- **SHORT TASK**
Print, word for word, the opening line of the data below and every line after it through the line that contains "import plotly.graph_objects as go", but not the pictures.

- **INFORMATION SHOWN**
++++++++

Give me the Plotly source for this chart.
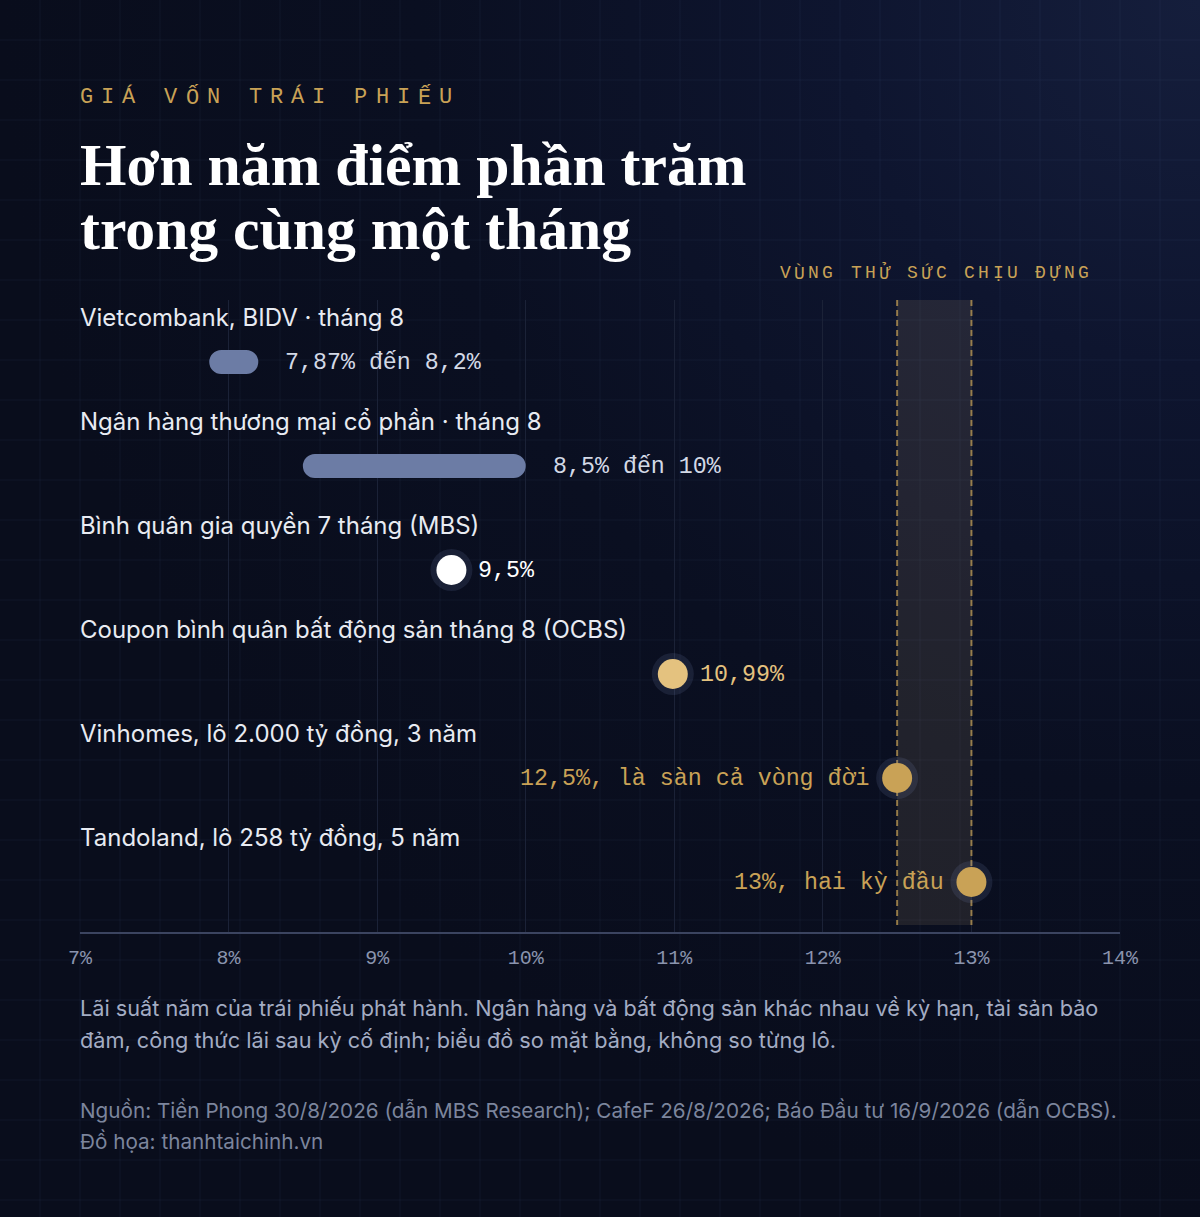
import unicodedata
import plotly.graph_objects as go

# ---------------- data ----------------
categories = [
    "Vietcombank, BIDV · tháng 8",
    "Ngân hàng thương mại cổ phần · tháng 8",
    "Bình quân gia quyền 7 tháng (MBS)",
    "Coupon bình quân bất động sản tháng 8 (OCBS)",
    "Vinhomes, lô 2.000 tỷ đồng, 3 năm",
    "Tandoland, lô 258 tỷ đồng, 5 năm",
]
range_rows = [0, 1]
range_low = [7.87, 8.5]
range_high = [8.2, 10.0]
range_labels = ["7,87% đến 8,2%", "8,5% đến 10%"]

point_rows = [2, 3, 4, 5]
point_values = [9.5, 10.99, 12.5, 13.0]
point_labels = ["9,5%", "10,99%", "12,5%, là sàn cả vòng đời", "13%, hai kỳ đầu"]
point_label_side = ["right", "right", "left", "left"]

band_low, band_high = 12.5, 13.0
band_label = "VÙNG THỬ SỨC CHỊU ĐỰNG"
x_ticks = [7, 8, 9, 10, 11, 12, 13, 14]
x_range = [7, 14]

kicker = "GIÁ VỐN TRÁI PHIẾU"
title_lines = ["Hơn năm điểm phần trăm", "trong cùng một tháng"]
note_lines = [
    "Lãi suất năm của trái phiếu phát hành. Ngân hàng và bất động sản khác nhau về kỳ hạn, tài sản bảo",
    "đảm, công thức lãi sau kỳ cố định; biểu đồ so mặt bằng, không so từng lô.",
]
source_lines = [
    "Nguồn: Tiền Phong 30/8/2026 (dẫn MBS Research); CafeF 26/8/2026; Báo Đầu tư 16/9/2026 (dẫn OCBS).",
    "Đồ họa: thanhtaichinh.vn",
]

# ---------------- style ----------------
W, H = 1200, 1217
BG = "#0a0f1f"
GOLD = "#c9a256"
LIGHT_GOLD = "#e4c27f"
BAR = "#6c7ca5"
BAR_TEXT = "#d3d9e6"
LABEL = "#e8ebf2"
TICK = "#8a94ae"
NOTE = "#a3acc3"
SOURCE = "#7c859d"
GRID = "#1b2237"
MONO = "Liberation Mono"
SANS = "Inter"
SERIF = "Liberation Serif"
point_colors = ["#ffffff", LIGHT_GOLD, GOLD, GOLD]
point_text_colors = ["#ffffff", LIGHT_GOLD, GOLD, GOLD]

# plot area in pixels
PX_L, PX_R = 80, 1120
PX_TOP, PX_BOT = 300, 932
ROW0_PX, ROW_STEP = 362, 104
y_top = -(ROW0_PX - PX_TOP) / ROW_STEP
y_bot = (len(categories) - 1) + (PX_BOT - (ROW0_PX + ROW_STEP * (len(categories) - 1))) / ROW_STEP
band_bottom = y_bot - 7 / ROW_STEP  # band stops just above the axis line

fig = go.Figure()

# ---- background (pixel-coordinate subplot) ----
fig.add_trace(go.Scatter(
    x=[0, 2 * W, 2 * W, 0, 0], y=[-H, -H, H, H, -H],
    mode="lines", fill="toself", line=dict(width=0),
    fillgradient=dict(type="radial", colorscale=[[0, "#151e3c"], [0.3, "#0e152f"], [0.65, "#0a0f21"], [1, "#090d1c"]]),
    hoverinfo="skip", xaxis="x", yaxis="y", showlegend=False,
))
gx, gy = [], []
for px in range(40, W, 40):
    gx += [px, px, None]
    gy += [0, H, None]
for py in range(40, H, 40):
    gx += [0, W, None]
    gy += [py, py, None]
fig.add_trace(go.Scatter(x=gx, y=gy, mode="lines", line=dict(color="rgba(130,150,210,0.07)", width=1),
                         hoverinfo="skip", xaxis="x", yaxis="y", showlegend=False))

# ---- stress band (drawn as traces, below marks) ----
fig.add_trace(go.Scatter(
    x=[band_low, band_high, band_high, band_low, band_low],
    y=[y_top, y_top, band_bottom, band_bottom, y_top],
    mode="lines", fill="toself", fillcolor="rgba(205,175,120,0.12)", line=dict(width=0),
    hoverinfo="skip", xaxis="x2", yaxis="y2", showlegend=False))
fig.add_trace(go.Scatter(
    x=[band_low, band_low, None, band_high, band_high],
    y=[y_top, band_bottom, None, y_top, band_bottom],
    mode="lines", line=dict(color="rgba(201,162,86,0.7)", width=2, dash="6px,4px"),
    hoverinfo="skip", xaxis="x2", yaxis="y2", showlegend=False))

# ---- range bars (pill shaped) ----
bar_w = 24 / ROW_STEP
fig.add_trace(go.Bar(orientation="h", y=range_rows, base=range_low,
                     x=[h - l for h, l in zip(range_high, range_low)],
                     width=bar_w, marker=dict(color=BAR, cornerradius=12, line=dict(width=0)),
                     hoverinfo="skip", xaxis="x2", yaxis="y2", showlegend=False))

# ---- dots ----
fig.add_trace(go.Scatter(x=point_values, y=point_rows, mode="markers",
                         marker=dict(size=42, color="rgba(140,155,205,0.13)", line=dict(width=0)),
                         hoverinfo="skip", xaxis="x2", yaxis="y2", showlegend=False))
fig.add_trace(go.Scatter(x=point_values, y=point_rows, mode="markers",
                         marker=dict(size=30, color=point_colors, line=dict(width=0)),
                         hoverinfo="skip", xaxis="x2", yaxis="y2", showlegend=False))

# ---- annotations ----
ann = []


def spaced(text, x_left, y, pitch, size, color):
    text = unicodedata.normalize("NFC", text)
    cw = 0.6 * size
    for i, ch in enumerate(text):
        if ch == " ":
            continue
        ann.append(dict(xref="x", yref="y", x=x_left + i * pitch + cw / 2, y=y, text=ch,
                        xanchor="center", yanchor="middle", showarrow=False,
                        font=dict(family=MONO, size=size, color=color)))


spaced(kicker, 80, 97, 21.1, 22, GOLD)
band_size, band_pitch = 18, 14.2
band_center = PX_L + ((band_low + band_high) / 2 - x_range[0]) / (x_range[1] - x_range[0]) * (PX_R - PX_L)
n = len(band_label)
spaced(band_label, band_center - ((n - 1) * band_pitch + 0.6 * band_size) / 2, 273, band_pitch, band_size, GOLD)

for line, yy in zip(title_lines, [165, 229]):
    ann.append(dict(xref="x", yref="y", x=78, y=yy, text="<b>%s</b>" % line, xanchor="left", yanchor="middle",
                    showarrow=False, font=dict(family=SERIF, size=59.7, color="#ffffff")))

for r, cat in enumerate(categories):
    ann.append(dict(xref="x2", yref="y2", x=x_range[0], y=r, yshift=45, xshift=-2, text=cat, xanchor="left",
                    yanchor="middle", showarrow=False, font=dict(family=SANS, size=24, color=LABEL)))

for r, h, t in zip(range_rows, range_high, range_labels):
    ann.append(dict(xref="x2", yref="y2", x=h, y=r, xshift=25, yshift=-1, text=t, xanchor="left",
                    yanchor="middle", showarrow=False, font=dict(family=MONO, size=23.3, color=BAR_TEXT)))

for r, v, t, side, c in zip(point_rows, point_values, point_labels, point_label_side, point_text_colors):
    ann.append(dict(xref="x2", yref="y2", x=v, y=r, xshift=25 if side == "right" else -25, yshift=-1, text=t,
                    xanchor="left" if side == "right" else "right", yanchor="middle",
                    showarrow=False, font=dict(family=MONO, size=23.3, color=c)))

for line, yy in zip(note_lines, [1008, 1040]):
    ann.append(dict(xref="x", yref="y", x=78, y=yy, text=line, xanchor="left", yanchor="middle",
                    showarrow=False, font=dict(family=SANS, size=21.7, color=NOTE)))
for line, yy in zip(source_lines, [1110, 1141]):
    ann.append(dict(xref="x", yref="y", x=78, y=yy, text=line, xanchor="left", yanchor="middle",
                    showarrow=False, font=dict(family=SANS, size=20.7, color=SOURCE)))

fig.update_layout(
    width=W, height=H, autosize=False,
    margin=dict(l=0, r=0, t=0, b=0, autoexpand=False),
    paper_bgcolor=BG, plot_bgcolor="rgba(0,0,0,0)",
    barmode="overlay", showlegend=False,
    xaxis=dict(domain=[0, 1], range=[0, W], visible=False, fixedrange=True, automargin=False),
    yaxis=dict(domain=[0, 1], range=[H, 0], visible=False, fixedrange=True, automargin=False),
    xaxis2=dict(domain=[PX_L / W, PX_R / W], range=x_range, anchor="y2", automargin=False,
                tickvals=x_ticks, ticktext=["%d%%" % t for t in x_ticks],
                showgrid=True, gridcolor=GRID, gridwidth=1, zeroline=False,
                showline=True, linecolor="#3b4460", linewidth=2, ticks="",
                tickfont=dict(family=MONO, size=20, color=TICK), ticklabelstandoff=6, fixedrange=True),
    yaxis2=dict(domain=[(H - PX_BOT) / H, (H - PX_TOP) / H], range=[y_bot, y_top], anchor="x2",
                visible=False, fixedrange=True, automargin=False),
    annotations=ann,
)

fig.write_html(
    "out.html",
    config={"displayModeBar": False},
    post_script="document.body.style.margin='0';document.body.style.padding='0';"
                "document.body.style.background='#0a0f1f';document.documentElement.style.overflow='hidden';",
)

++++++++

- **FINISHED EXERCISE**
Give me the Plotly source for this chart.
import unicodedata
import plotly.graph_objects as go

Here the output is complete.